You've Probably Heard These 6 Myths About Coffee, But Here's The Truth Behind Your Brew

by Caroline Burke

Coffee is the nectar of the gods. It wakes you up, puts butterflies in your stomach, and gives you something to do in those never-ending afternoon office meetings where nothing is actually accomplished. Coffee is arguably the most important thing in the average human's life — besides, you know, relationships, and spiritual fulfillment, and all of that jazz. Because everyone loves coffee so much, it's only natural that there's a whole lot of false information to sift through about it. In the same way that rumors about your favorite celebrities tend to circulate quickly, there are tons of myths about coffee that are just plain untrue, as well as exaggerations about what coffee actually does to your body when you drink it on the reg.

As you probably already know, coffee comes in the form of a bean and is naturally caffeinated, which is why you get such a quick boost of energy when you toss back a cup from your local coffee shop. But the effects that these little caffeinated beans have on your body are far less obvious. In truth, coffee is a potent substance that can have both positive and negative effects on your physical, and even your emotional well-being. Here are six classic coffee rumors, debunked.

Coffee Dehydrates You

How many times has someone warned you about dehydration when you're caught reaching for that second cup of coffee? Well, the next time it happens, feel free to confidently tell that person to mind their own dang business, 'cause this myth is not true.

According to the Mayo Clinic, coffee is a mild diuretic, meaning it might make you pee a bit more than usual, but it won't immediately lead to a loss of fluids in the body just because you're drinking it. What might dehydrate you is replacing literally all of your water glasses with coffee cups, and ignoring good ol' H2O in its purest form. But if you remember to drink water along with your coffee, you should be totally fine.

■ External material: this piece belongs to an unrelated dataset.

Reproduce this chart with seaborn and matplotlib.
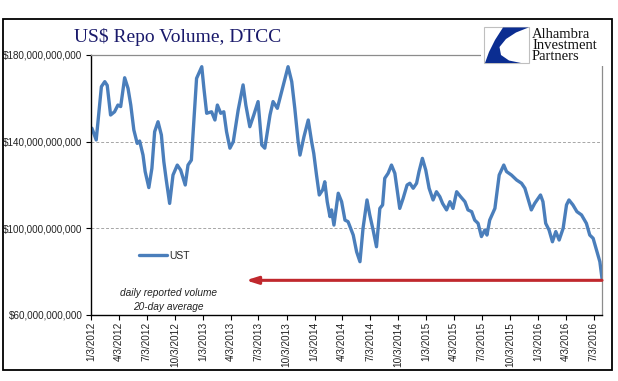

Coffee Is Bad For Your Heart

As it turns out, there's science to back up the exact opposite claim: that drinking coffee in moderation can improve your heart health.

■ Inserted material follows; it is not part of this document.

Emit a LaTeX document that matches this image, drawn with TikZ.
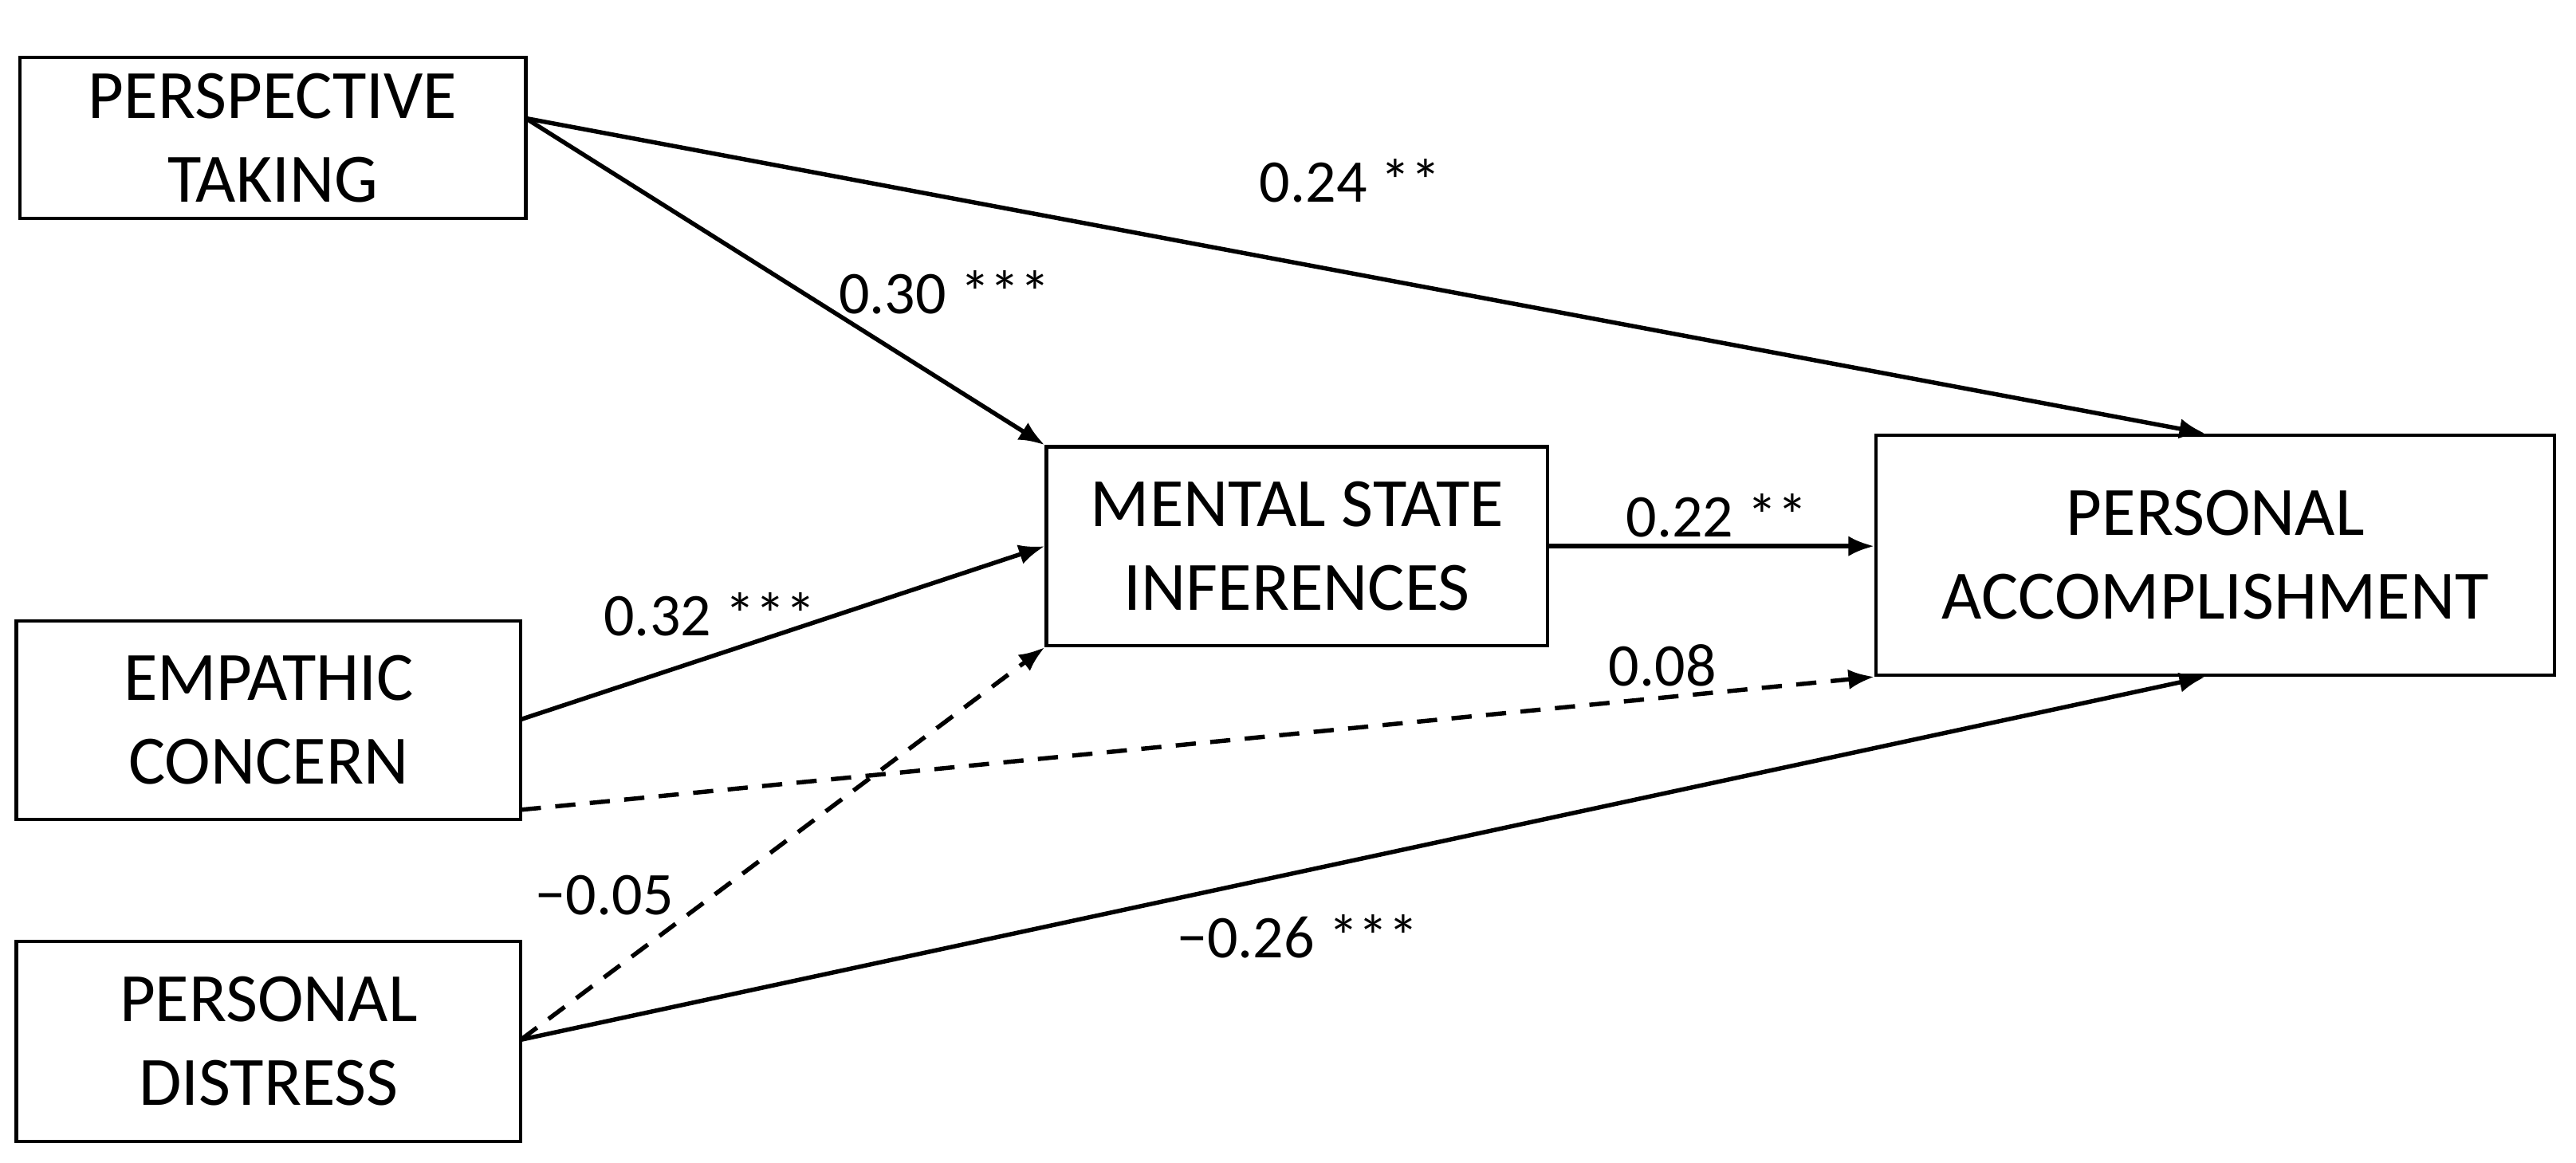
\documentclass[tikz,border=0pt]{standalone}
\usepackage{fontspec}
\setmainfont{Carlito}
\usetikzlibrary{arrows.meta}
\begin{document}
\begin{tikzpicture}[x=0.02cm,y=-0.02cm,
 box/.style={draw,line width=1.2pt,align=center,font=\fontsize{24}{29}\selectfont,inner sep=0pt},
 arr/.style={line width=1.5pt,-{Latex[length=9pt,width=7pt]}},
 dsh/.style={arr,dash pattern=on 7pt off 5pt},
 lab/.style={font=\fontsize{21}{25}\selectfont}]
\useasboundingbox (0,0) rectangle (1568,708);
\node[box,minimum width=308*0.02cm,minimum height=98*0.02cm] (pt) at (166,84) {PERSPECTIVE\\TAKING};
\node[box,minimum width=307*0.02cm,minimum height=121*0.02cm] (ec) at (163.5,438.5) {EMPATHIC\\CONCERN};
\node[box,minimum width=307*0.02cm,minimum height=122*0.02cm] (pd) at (163.5,634) {PERSONAL\\DISTRESS};
\node[box,minimum width=305*0.02cm,minimum height=121*0.02cm] (msi) at (789.5,332.5) {MENTAL STATE\\INFERENCES};
\node[box,minimum width=413*0.02cm,minimum height=146*0.02cm] (pa) at (1348.5,338) {PERSONAL\\ACCOMPLISHMENT};
\coordinate (ptr) at (320,72);
\coordinate (ecr) at (317,438);
\coordinate (ecb) at (317,493);
\coordinate (pdr) at (317,633);
\draw[arr] (ptr) -- (msi.north west);
\draw[arr] (ptr) -- ([xshift=-3.5pt]pa.north);
\draw[arr] (ecr) -- (msi.west);
\draw[dsh] (ecb) -- (pa.south west);
\draw[dsh] (pdr) -- (msi.south west);
\draw[arr] (pdr) -- ([xshift=-3.5pt]pa.south);
\draw[arr] (msi.east) -- (pa.west |- msi.east);
\node[lab] (l1) at (822,110) {0.24 **};
\node[lab] (l2) at (575,178) {0.30 ***};
\node[lab] (l3) at (1045,314) {0.22 **};
\node[lab] (l4) at (432,374) {0.32 ***};
\node[lab] (l5) at (1012,405) {0.08};
\node[lab] (l6) at (368,545) {−0.05};
\node[lab] (l7) at (790,570) {−0.26 ***};
\end{tikzpicture}
\end{document}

According to Heart MD Institute, drinking coffee regularly not only helps lower your risk of heart attacks, but also protects your body from strokes, heart failure, cancer, and even Alzheimer’s disease. Talk about an endorsement to brew up a cup.

Coffee Can Sober You Up

Ever gone to a diner with your friends after the bars closed to "sober up" with a cup of coffee? Well, I hate to break it to you, but it doesn't really work that way.

According to the American Psychological Association, coffee has no neutralizing effect on the way alcohol affects you, meaning it's definitely not going to "sober you up" or anything of the sort. The only thing that you might do at the diner to sober up is sit there for an hour or two, and let time work its magic on you.

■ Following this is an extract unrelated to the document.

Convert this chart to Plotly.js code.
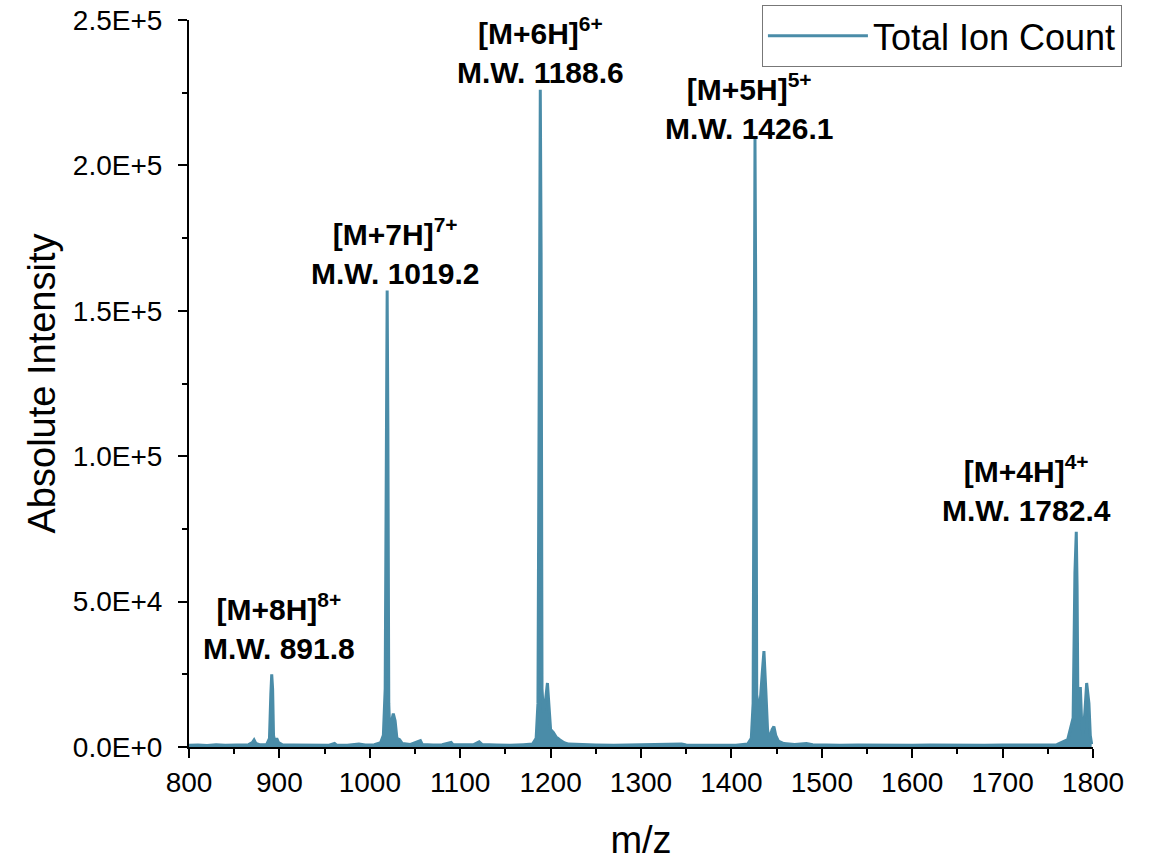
<!DOCTYPE html>
<html>
<head>
<meta charset="utf-8">
<script src="https://cdn.plot.ly/plotly-3.0.1.min.js"></script>
<style>html,body{margin:0;padding:0;background:#fff;}#chart{width:1151px;height:861px;}</style>
</head>
<body>
<div id="chart"></div>
<script>
// m/z values of the spectrum
const mz = [800, 810, 820, 830, 840, 850, 860, 866, 870, 872, 874, 878, 886, 889, 890.5, 891.5, 892.5, 893.5, 895, 897, 899, 903, 915, 930, 945, 955, 961, 963, 975, 988, 995, 1005, 1012, 1015, 1017, 1018.4, 1019.2, 1020, 1021, 1022, 1024, 1026, 1028, 1030, 1033, 1036, 1045, 1056, 1058, 1070, 1080, 1090, 1092, 1105, 1115, 1121, 1124, 1140, 1155, 1170, 1180, 1184, 1186, 1187.7, 1188.6, 1189.5, 1190.5, 1192, 1194, 1196.5, 1198, 1200, 1203, 1206, 1210, 1215, 1220, 1235, 1250, 1270, 1290, 1310, 1330, 1345, 1350, 1370, 1390, 1405, 1418, 1422, 1424, 1425.3, 1426.1, 1427, 1428, 1430, 1432, 1434, 1436, 1438, 1440, 1442, 1445, 1447, 1449, 1452, 1458, 1470, 1483, 1490, 1500, 1520, 1540, 1560, 1580, 1600, 1620, 1640, 1660, 1680, 1700, 1720, 1740, 1760, 1772, 1778, 1780, 1781.5, 1782.4, 1783.3, 1784.5, 1786, 1787.5, 1789, 1791, 1793, 1795.5, 1797, 1798.5, 1800];
// absolute intensity at each m/z
const intensity = [600, 700, 500, 800, 600, 700, 600, 800, 1500, 2400, 1200, 800, 900, 3000, 18000, 25000, 20000, 4000, 1500, 3000, 1500, 800, 700, 600, 700, 600, 1200, 700, 600, 1000, 700, 800, 1500, 4000, 20000, 120000, 157000, 110000, 15000, 6000, 9000, 11500, 9000, 3000, 2500, 1200, 900, 2200, 900, 700, 800, 1600, 800, 700, 800, 1800, 900, 700, 600, 800, 1000, 3000, 15000, 150000, 226000, 170000, 20000, 12000, 15000, 22000, 15000, 6000, 5000, 3500, 2500, 1500, 1000, 800, 700, 600, 700, 600, 700, 1000, 700, 600, 700, 600, 1000, 3000, 15000, 160000, 209500, 150000, 18000, 14000, 16000, 25000, 33000, 20000, 6000, 2500, 6000, 7000, 4000, 2000, 1200, 900, 1200, 800, 700, 600, 700, 600, 700, 600, 700, 600, 700, 600, 700, 600, 700, 800, 2500, 10000, 60000, 74000, 55000, 15000, 18000, 20600, 8000, 4000, 12000, 22000, 15000, 4000, 1000];

const seriesName = 'Total Ion Count';
const yTickVals = [0, 50000, 100000, 150000, 200000, 250000];
const yTickText = ['0.0E+0', '5.0E+4', '1.0E+5', '1.5E+5', '2.0E+5', '2.5E+5'];
const yMinorVals = [25000, 75000, 125000, 175000, 225000];
const xTickVals = [800, 900, 1000, 1100, 1200, 1300, 1400, 1500, 1600, 1700, 1800];

// peak labels
const labelIon = ['[M+8H]<sup>8+</sup>', '[M+7H]<sup>7+</sup>', '[M+6H]<sup>6+</sup>', '[M+5H]<sup>5+</sup>', '[M+4H]<sup>4+</sup>'];
const labelMW = ['891.8', '1019.2', '1188.6', '1426.1', '1782.4'];
const labelX = [899.5, 1028, 1188.7, 1420, 1726];
const labelY = [27500, 156500, 225500, 206500, 74800];

const color = '#4a8ca8';
const font = 'Liberation Sans, Arial, sans-serif';

const traces = [
  {x: mz, y: intensity, type: 'scatter', mode: 'lines', fill: 'tozeroy',
   fillcolor: color, line: {color: color, width: 0}, showlegend: false, hoverinfo: 'skip'},
  {x: mz, y: intensity, type: 'scatter', mode: 'lines', name: seriesName,
   line: {color: color, width: 3}}
];

const annotations = labelIon.map((t, i) => ({
  x: labelX[i], y: labelY[i], xref: 'x', yref: 'y',
  text: '<b>' + t + '<br>M.W. ' + labelMW[i] + '</b>',
  showarrow: false, xanchor: 'center', yanchor: 'bottom',
  font: {family: font, size: 30, color: '#000'}
}));

const layout = {
  width: 1151, height: 861,
  margin: {l: 189, r: 58, t: 20, b: 114, autoexpand: false},
  paper_bgcolor: '#fff', plot_bgcolor: '#fff',
  font: {family: font, color: '#000'},
  showlegend: true,
  legend: {x: 1.032, xanchor: 'right', y: 1.021, yanchor: 'top',
           bordercolor: '#777', borderwidth: 1, bgcolor: '#fff',
           font: {family: font, size: 36, color: '#000'}, itemwidth: 100,
           tracegroupgap: 0},
  xaxis: {range: [800, 1800], tickvals: xTickVals, ticks: 'outside', ticklen: 9, tickwidth: 2,
          tickcolor: '#000', showline: true, linecolor: '#000', linewidth: 2, showgrid: false,
          zeroline: false, tickfont: {family: font, size: 28},
          minor: {dtick: 50, ticks: 'outside', ticklen: 5, tickwidth: 2, tickcolor: '#000', showgrid: false},
          title: {text: 'm/z', font: {family: font, size: 38}, standoff: 34}},
  yaxis: {range: [0, 250000], tickvals: yTickVals, ticktext: yTickText, ticks: 'outside', ticklen: 9,
          tickwidth: 2, tickcolor: '#000', showline: true, linecolor: '#000', linewidth: 2,
          showgrid: false, zeroline: false, tickfont: {family: font, size: 28}, ticklabelstandoff: 10,
          minor: {tickvals: yMinorVals, ticks: 'outside', ticklen: 5, tickwidth: 2, tickcolor: '#000', showgrid: false},
          title: {text: 'Absolute Intensity', font: {family: font, size: 38}, standoff: 6}},
  annotations: annotations
};

Plotly.newPlot('chart', traces, layout, {displayModeBar: false, staticPlot: true});
</script>
</body>
</html>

Decaf Coffee Has No Caffeine In It At All

This might come as a surprise, but seriously, decaffeinated coffee still has caffeine in it. It simply has a whole lot less than regularly caffeinated coffee.

A normal 12-ounce cup of decaffeinated coffee (aka a "tall" coffee at Starbucks) might contain anywhere between three and 18 milligrams of caffeine, Fox News reports, while a regular cup can contain as much as 300 milligrams.

Coffee Is Addictive

This one is actually true: Caffeine is technically the world's most popular psychoactive drug. You just don't realize it, because people drink it in regular situations, like in meetings and in the car on the way to work.

In truth, quitting your coffee habit cold turkey might lead to headaches, nausea, flu-like symptoms, muscle pains, and more, reports. But if you make small changes in your coffee intake, and slowly decrease the amount you drink over time, you should be able to steer clear of any nasty symptoms.

Coffee Stunts Your Growth

This was likely a myth created by your parents to keep you from stealing their precious morning lifeblood, but rest assured, there doesn't appear to be any proof whatsoever of a connection between drinking coffee and a stunted height.

According to Harvard Health, people used to make this argument because coffee can sap calcium from your bones, thus potentially leading to osteoporosis. But in truth, the effect coffee has on the calcium in your bones is extremely minimal. However, caffeine does affect your central nervous system, and therefore isn't recommended for children until their brains have fully developed. The more you know, y'all.